**Written task**
Please transcribe the listing below in full and word for word, without its pictures.

**Material provided**
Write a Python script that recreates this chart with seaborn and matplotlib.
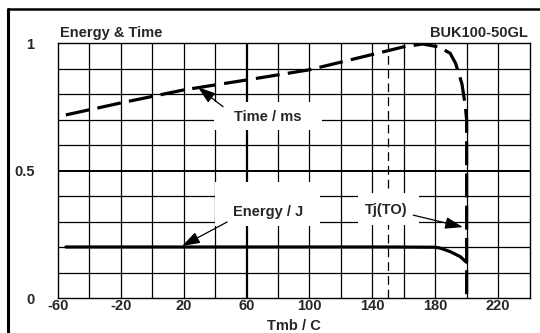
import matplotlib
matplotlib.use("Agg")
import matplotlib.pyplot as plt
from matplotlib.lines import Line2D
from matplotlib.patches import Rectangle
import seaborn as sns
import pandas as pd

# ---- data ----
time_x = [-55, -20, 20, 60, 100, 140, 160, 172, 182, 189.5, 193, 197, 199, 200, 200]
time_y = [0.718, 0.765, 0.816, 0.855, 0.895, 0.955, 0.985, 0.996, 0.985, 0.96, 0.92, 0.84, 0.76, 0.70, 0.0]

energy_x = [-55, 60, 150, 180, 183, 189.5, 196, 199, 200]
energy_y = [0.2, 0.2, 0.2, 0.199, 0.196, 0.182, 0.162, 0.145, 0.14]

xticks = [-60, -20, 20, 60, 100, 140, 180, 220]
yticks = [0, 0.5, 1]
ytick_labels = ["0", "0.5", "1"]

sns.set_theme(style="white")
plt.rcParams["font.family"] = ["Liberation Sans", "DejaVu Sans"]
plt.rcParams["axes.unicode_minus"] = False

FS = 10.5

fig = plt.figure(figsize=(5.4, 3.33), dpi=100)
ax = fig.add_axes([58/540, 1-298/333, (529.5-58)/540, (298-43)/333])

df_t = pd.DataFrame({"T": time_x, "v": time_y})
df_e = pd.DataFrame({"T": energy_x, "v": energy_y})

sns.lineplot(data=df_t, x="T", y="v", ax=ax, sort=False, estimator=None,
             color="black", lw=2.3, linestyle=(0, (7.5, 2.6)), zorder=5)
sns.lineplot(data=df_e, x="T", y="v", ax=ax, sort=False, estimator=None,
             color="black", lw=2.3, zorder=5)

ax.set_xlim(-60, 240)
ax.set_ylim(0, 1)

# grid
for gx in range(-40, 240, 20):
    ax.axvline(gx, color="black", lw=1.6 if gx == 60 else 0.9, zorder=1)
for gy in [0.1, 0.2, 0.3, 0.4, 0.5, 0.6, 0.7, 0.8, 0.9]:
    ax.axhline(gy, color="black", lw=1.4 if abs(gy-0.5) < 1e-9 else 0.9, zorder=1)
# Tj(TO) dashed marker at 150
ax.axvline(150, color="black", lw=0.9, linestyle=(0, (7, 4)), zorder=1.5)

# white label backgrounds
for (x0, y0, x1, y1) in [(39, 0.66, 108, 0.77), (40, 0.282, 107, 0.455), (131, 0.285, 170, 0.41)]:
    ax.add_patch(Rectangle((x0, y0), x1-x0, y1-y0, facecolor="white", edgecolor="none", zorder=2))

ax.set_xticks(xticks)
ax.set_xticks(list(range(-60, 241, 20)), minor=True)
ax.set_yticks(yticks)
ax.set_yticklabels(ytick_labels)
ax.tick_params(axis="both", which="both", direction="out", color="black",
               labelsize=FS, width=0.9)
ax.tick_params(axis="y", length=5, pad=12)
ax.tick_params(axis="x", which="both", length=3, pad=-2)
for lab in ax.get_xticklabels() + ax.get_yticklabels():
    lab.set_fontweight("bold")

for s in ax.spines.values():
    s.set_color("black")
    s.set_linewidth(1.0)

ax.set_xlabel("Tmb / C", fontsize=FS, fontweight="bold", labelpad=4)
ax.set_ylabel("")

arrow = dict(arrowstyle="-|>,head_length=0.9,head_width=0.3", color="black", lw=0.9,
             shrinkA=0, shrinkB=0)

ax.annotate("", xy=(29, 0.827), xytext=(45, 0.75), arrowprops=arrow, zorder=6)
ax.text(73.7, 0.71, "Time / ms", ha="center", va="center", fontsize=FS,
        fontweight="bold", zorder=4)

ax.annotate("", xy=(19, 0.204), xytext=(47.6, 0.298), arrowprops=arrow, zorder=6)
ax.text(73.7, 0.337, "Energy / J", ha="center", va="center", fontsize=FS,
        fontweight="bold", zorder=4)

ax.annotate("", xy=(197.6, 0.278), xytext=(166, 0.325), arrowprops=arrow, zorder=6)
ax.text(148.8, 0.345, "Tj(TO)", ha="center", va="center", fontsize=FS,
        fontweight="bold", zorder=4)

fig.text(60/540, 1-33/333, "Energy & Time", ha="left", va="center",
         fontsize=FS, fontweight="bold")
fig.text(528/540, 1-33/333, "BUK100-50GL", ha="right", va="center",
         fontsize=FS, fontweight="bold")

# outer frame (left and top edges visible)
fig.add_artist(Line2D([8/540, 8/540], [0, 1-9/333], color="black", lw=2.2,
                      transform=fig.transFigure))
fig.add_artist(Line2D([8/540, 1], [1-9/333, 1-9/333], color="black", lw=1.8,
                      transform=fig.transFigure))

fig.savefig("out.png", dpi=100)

**Solution to this problem**
Write a Python script that recreates this chart with seaborn and matplotlib.
import matplotlib
matplotlib.use("Agg")
import matplotlib.pyplot as plt
from matplotlib.lines import Line2D
from matplotlib.patches import Rectangle
import seaborn as sns
import pandas as pd

# ---- data ----
time_x = [-55, -20, 20, 60, 100, 140, 160, 172, 182, 189.5, 193, 197, 199, 200, 200]
time_y = [0.718, 0.765, 0.816, 0.855, 0.895, 0.955, 0.985, 0.996, 0.985, 0.96, 0.92, 0.84, 0.76, 0.70, 0.0]

energy_x = [-55, 60, 150, 180, 183, 189.5, 196, 199, 200]
energy_y = [0.2, 0.2, 0.2, 0.199, 0.196, 0.182, 0.162, 0.145, 0.14]

xticks = [-60, -20, 20, 60, 100, 140, 180, 220]
yticks = [0, 0.5, 1]
ytick_labels = ["0", "0.5", "1"]

sns.set_theme(style="white")
plt.rcParams["font.family"] = ["Liberation Sans", "DejaVu Sans"]
plt.rcParams["axes.unicode_minus"] = False

FS = 10.5

fig = plt.figure(figsize=(5.4, 3.33), dpi=100)
ax = fig.add_axes([58/540, 1-298/333, (529.5-58)/540, (298-43)/333])

df_t = pd.DataFrame({"T": time_x, "v": time_y})
df_e = pd.DataFrame({"T": energy_x, "v": energy_y})

sns.lineplot(data=df_t, x="T", y="v", ax=ax, sort=False, estimator=None,
             color="black", lw=2.3, linestyle=(0, (7.5, 2.6)), zorder=5)
sns.lineplot(data=df_e, x="T", y="v", ax=ax, sort=False, estimator=None,
             color="black", lw=2.3, zorder=5)

ax.set_xlim(-60, 240)
ax.set_ylim(0, 1)

# grid
for gx in range(-40, 240, 20):
    ax.axvline(gx, color="black", lw=1.6 if gx == 60 else 0.9, zorder=1)
for gy in [0.1, 0.2, 0.3, 0.4, 0.5, 0.6, 0.7, 0.8, 0.9]:
    ax.axhline(gy, color="black", lw=1.4 if abs(gy-0.5) < 1e-9 else 0.9, zorder=1)
# Tj(TO) dashed marker at 150
ax.axvline(150, color="black", lw=0.9, linestyle=(0, (7, 4)), zorder=1.5)

# white label backgrounds
for (x0, y0, x1, y1) in [(39, 0.66, 108, 0.77), (40, 0.282, 107, 0.455), (131, 0.285, 170, 0.41)]:
    ax.add_patch(Rectangle((x0, y0), x1-x0, y1-y0, facecolor="white", edgecolor="none", zorder=2))

ax.set_xticks(xticks)
ax.set_xticks(list(range(-60, 241, 20)), minor=True)
ax.set_yticks(yticks)
ax.set_yticklabels(ytick_labels)
ax.tick_params(axis="both", which="both", direction="out", color="black",
               labelsize=FS, width=0.9)
ax.tick_params(axis="y", length=5, pad=12)
ax.tick_params(axis="x", which="both", length=3, pad=-2)
for lab in ax.get_xticklabels() + ax.get_yticklabels():
    lab.set_fontweight("bold")

for s in ax.spines.values():
    s.set_color("black")
    s.set_linewidth(1.0)

ax.set_xlabel("Tmb / C", fontsize=FS, fontweight="bold", labelpad=4)
ax.set_ylabel("")

arrow = dict(arrowstyle="-|>,head_length=0.9,head_width=0.3", color="black", lw=0.9,
             shrinkA=0, shrinkB=0)

ax.annotate("", xy=(29, 0.827), xytext=(45, 0.75), arrowprops=arrow, zorder=6)
ax.text(73.7, 0.71, "Time / ms", ha="center", va="center", fontsize=FS,
        fontweight="bold", zorder=4)

ax.annotate("", xy=(19, 0.204), xytext=(47.6, 0.298), arrowprops=arrow, zorder=6)
ax.text(73.7, 0.337, "Energy / J", ha="center", va="center", fontsize=FS,
        fontweight="bold", zorder=4)

ax.annotate("", xy=(197.6, 0.278), xytext=(166, 0.325), arrowprops=arrow, zorder=6)
ax.text(148.8, 0.345, "Tj(TO)", ha="center", va="center", fontsize=FS,
        fontweight="bold", zorder=4)

fig.text(60/540, 1-33/333, "Energy & Time", ha="left", va="center",
         fontsize=FS, fontweight="bold")
fig.text(528/540, 1-33/333, "BUK100-50GL", ha="right", va="center",
         fontsize=FS, fontweight="bold")

# outer frame (left and top edges visible)
fig.add_artist(Line2D([8/540, 8/540], [0, 1-9/333], color="black", lw=2.2,
                      transform=fig.transFigure))
fig.add_artist(Line2D([8/540, 1], [1-9/333, 1-9/333], color="black", lw=1.8,
                      transform=fig.transFigure))

fig.savefig("out.png", dpi=100)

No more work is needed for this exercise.